While the performance begins with evocative power, its strength falters in the second half. Munyaneza’s physical intensity and the haunting soundscape lose their impact as the performer disconnects from the audience while communicating with ghostly voices emanating from the speakers. The political stakes remain clear and are made explicit in a subsequent monologue. However, the show turns out to be almost didactic, as connections between the emotional, physical, and conceptual are lost. Nonetheless, in its bold attempt to confront colonial history, offering a vision of resistance through the reclamation of silenced voices, Moi, Toi, Tituba… leaves a lasting impression.

Closing the Circle

The festival closes with a bang – or rather a symphony of percussion woodblocks. In another Belgian premiere, we are acquainted with the Txalaparta, a traditional Basque drumming instrument and the title of the latest piece by the Basque dance company Kukai Dantza. This performance, directed by Jesús Rubio Gamo, is an uncompromising and grandiose spectacle blending pre-Christian Basque and Sardinian carnival rituals with contemporary dance compositional and kinetic practices. The frenetic rhythm of four txalapartas set in each corner of the stage reverberates between the tall stone walls of the chapel, creating a rare, almost primal energy that fills the space with sound and movement. The seven performers take turns bashing out intricate rhythms on the instrument and perform a circle of increasingly complex and fast-paced choreographed scenes. The rhythms seem uncontrolled, yet as the circle repeats itself, we understand it is meticulously composed and choreographed.

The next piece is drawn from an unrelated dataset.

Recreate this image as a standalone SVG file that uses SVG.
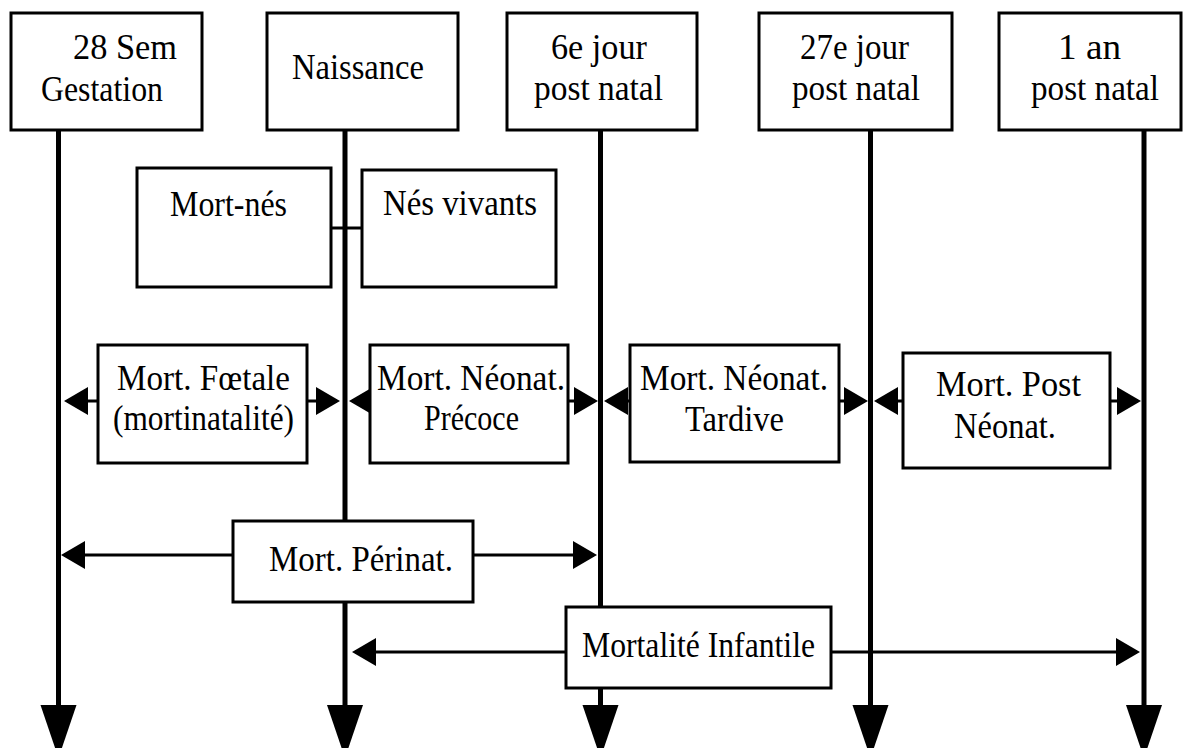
<svg xmlns="http://www.w3.org/2000/svg" width="1184" height="748" viewBox="0 0 1184 748">
<style>
.box{fill:#fff;stroke:#000;stroke-width:3}
.axis{stroke:#000;stroke-width:5;fill:none}
.conn{stroke:#000;stroke-width:3;fill:none}
text{font-family:"Liberation Serif","Times New Roman",serif;font-size:35px;fill:#000}
</style>
<defs>
<marker id="ah" markerUnits="userSpaceOnUse" markerWidth="26" markerHeight="30" refX="21" refY="14" orient="auto">
<path d="M0,0 L24,14 L0,28 z" fill="#000"/>
</marker>
<marker id="big" markerUnits="userSpaceOnUse" markerWidth="56" markerHeight="38" refX="45" refY="18" orient="auto">
<path d="M0,0 L53,18 L0,36 z" fill="#000"/>
</marker>
</defs>
<rect width="1184" height="748" fill="#fff"/>
<g id="connectors">
<line class="axis" x1="58.5" y1="130" x2="58.5" y2="750" marker-end="url(#big)"/>
<line class="axis" x1="345" y1="130" x2="345" y2="750" marker-end="url(#big)"/>
<line class="axis" x1="600.5" y1="130" x2="600.5" y2="750" marker-end="url(#big)"/>
<line class="axis" x1="870.5" y1="130" x2="870.5" y2="750" marker-end="url(#big)"/>
<line class="axis" x1="1144" y1="130" x2="1144" y2="750" marker-end="url(#big)"/>
<line class="conn" x1="331" y1="228" x2="362" y2="228"/>
<line class="conn" x1="98" y1="401" x2="67" y2="401" marker-end="url(#ah)"/>
<line class="conn" x1="307" y1="401" x2="337" y2="401" marker-end="url(#ah)"/>
<line class="conn" x1="370" y1="401" x2="352" y2="401" marker-end="url(#ah)"/>
<line class="conn" x1="568" y1="401" x2="595" y2="401" marker-end="url(#ah)"/>
<line class="conn" x1="630" y1="401" x2="607" y2="401" marker-end="url(#ah)"/>
<line class="conn" x1="839" y1="401" x2="865" y2="401" marker-end="url(#ah)"/>
<line class="conn" x1="903" y1="401" x2="877" y2="401" marker-end="url(#ah)"/>
<line class="conn" x1="1110" y1="401" x2="1138" y2="401" marker-end="url(#ah)"/>
<line class="conn" x1="233" y1="555" x2="64" y2="555" marker-end="url(#ah)"/>
<line class="conn" x1="473" y1="555" x2="594" y2="555" marker-end="url(#ah)"/>
<line class="conn" x1="566" y1="652" x2="355" y2="652" marker-end="url(#ah)"/>
<line class="conn" x1="831" y1="652" x2="1137" y2="652" marker-end="url(#ah)"/>
</g>
<g id="n-28sem"><rect class="box" x="11" y="13" width="191" height="117"/>
<text x="73" y="59" textLength="104" lengthAdjust="spacingAndGlyphs">28 Sem</text>
<text x="41" y="101" textLength="122" lengthAdjust="spacingAndGlyphs">Gestation</text></g>
<g id="n-naissance"><rect class="box" x="267" y="13" width="191" height="117"/>
<text x="292" y="79" textLength="132" lengthAdjust="spacingAndGlyphs">Naissance</text></g>
<g id="n-6e"><rect class="box" x="507" y="13" width="190" height="117"/>
<text x="551" y="59" textLength="96" lengthAdjust="spacingAndGlyphs">6e jour</text>
<text x="534" y="100" textLength="129" lengthAdjust="spacingAndGlyphs">post natal</text></g>
<g id="n-27e"><rect class="box" x="759" y="13" width="193" height="117"/>
<text x="800" y="59" textLength="109" lengthAdjust="spacingAndGlyphs">27e jour</text>
<text x="792" y="100" textLength="128" lengthAdjust="spacingAndGlyphs">post natal</text></g>
<g id="n-1an"><rect class="box" x="999" y="13" width="182" height="117"/>
<text x="1058" y="59" textLength="63" lengthAdjust="spacingAndGlyphs">1 an</text>
<text x="1031" y="100" textLength="128" lengthAdjust="spacingAndGlyphs">post natal</text></g>
<g id="n-mortnes"><rect class="box" x="137" y="168" width="194" height="119"/>
<text x="170" y="216" textLength="117" lengthAdjust="spacingAndGlyphs">Mort-nés</text></g>
<g id="n-nesvivants"><rect class="box" x="362" y="170" width="194" height="117"/>
<text x="383" y="215" textLength="154" lengthAdjust="spacingAndGlyphs">Nés vivants</text></g>
<g id="n-foetale"><rect class="box" x="98" y="345" width="209" height="118"/>
<text x="117" y="390" textLength="173" lengthAdjust="spacingAndGlyphs">Mort. Fœtale</text>
<text x="113" y="430" textLength="181" lengthAdjust="spacingAndGlyphs">(mortinatalité)</text></g>
<g id="n-precoce"><rect class="box" x="370" y="345" width="198" height="118"/>
<text x="377" y="390" textLength="188" lengthAdjust="spacingAndGlyphs">Mort. Néonat.</text>
<text x="424" y="430" textLength="95" lengthAdjust="spacingAndGlyphs">Précoce</text></g>
<g id="n-tardive"><rect class="box" x="630" y="345" width="209" height="117"/>
<text x="640" y="390" textLength="188" lengthAdjust="spacingAndGlyphs">Mort. Néonat.</text>
<text x="685" y="431" textLength="99" lengthAdjust="spacingAndGlyphs">Tardive</text></g>
<g id="n-postneonat"><rect class="box" x="903" y="353" width="207" height="115"/>
<text x="936" y="396" textLength="145" lengthAdjust="spacingAndGlyphs">Mort. Post</text>
<text x="954" y="438" textLength="102" lengthAdjust="spacingAndGlyphs">Néonat.</text></g>
<g id="n-perinat"><rect class="box" x="233" y="521" width="240" height="81"/>
<text x="269" y="571" textLength="184" lengthAdjust="spacingAndGlyphs">Mort. Périnat.</text></g>
<g id="n-infantile"><rect class="box" x="566" y="607" width="265" height="81"/>
<text x="582" y="657" textLength="233" lengthAdjust="spacingAndGlyphs">Mortalité Infantile</text></g>
</svg>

Txalaparta. Photo: Mendi Urruzuno.

As the performance progresses, the dancers engage in moments of contact choreographies imbued with intense theatricality. Yet, it is the Basque folk-dance movements such as jumps, scissor kicks, and leg-slapping, introduced around the mid-way point, that truly add to the vibrant, almost celebratory energy of the txalaparta instrument. The dancers embody the themes of spring, renewal, and fertility with reckless abandon, and the audience is moved to let go in this emotional roller-coaster. The performance concludes just as the powerful juxtaposition between the wild physicality of the coarse instrument and the precision of the choreography reaches its zenith. It is a truly arresting performance.

The analogy to Jon Kalman Stefansson’s beautiful yet (at times) overwrought poetic prose holds true through the festival. Director Bonté pleads for art that brings us away from the “zeitgeist [marked by the] sterility of identity poles and the pleas for reassurance that would have us believe that creativity is clean-cut, imbued with morality and self-righteousness.” Against the banality of our contemporary existence, La Brigittines present a stage that “searches for itself in the sensible and the unusual, and in the wonder of living.” While these are lofty aspirations indeed, it must be concluded that the festival makes good on its promise. Like their forebears from the 1990s, several of these displays of dance “for its own sake” could easily be accused of indulging in self-contained solipsism. Yet, the irresistible quality of the performances, and the addition of just enough social dynamism to keep the show moving means the festival – for the most part – represents a breath of fresh air. Sometimes, it seems, a healthy dose of old-school avantgarde introspection is precisely what the doctor ordered.

 

Written from International Festival at Les Brigittines from 24 to 31 August 2024, in Brussels, Belgium.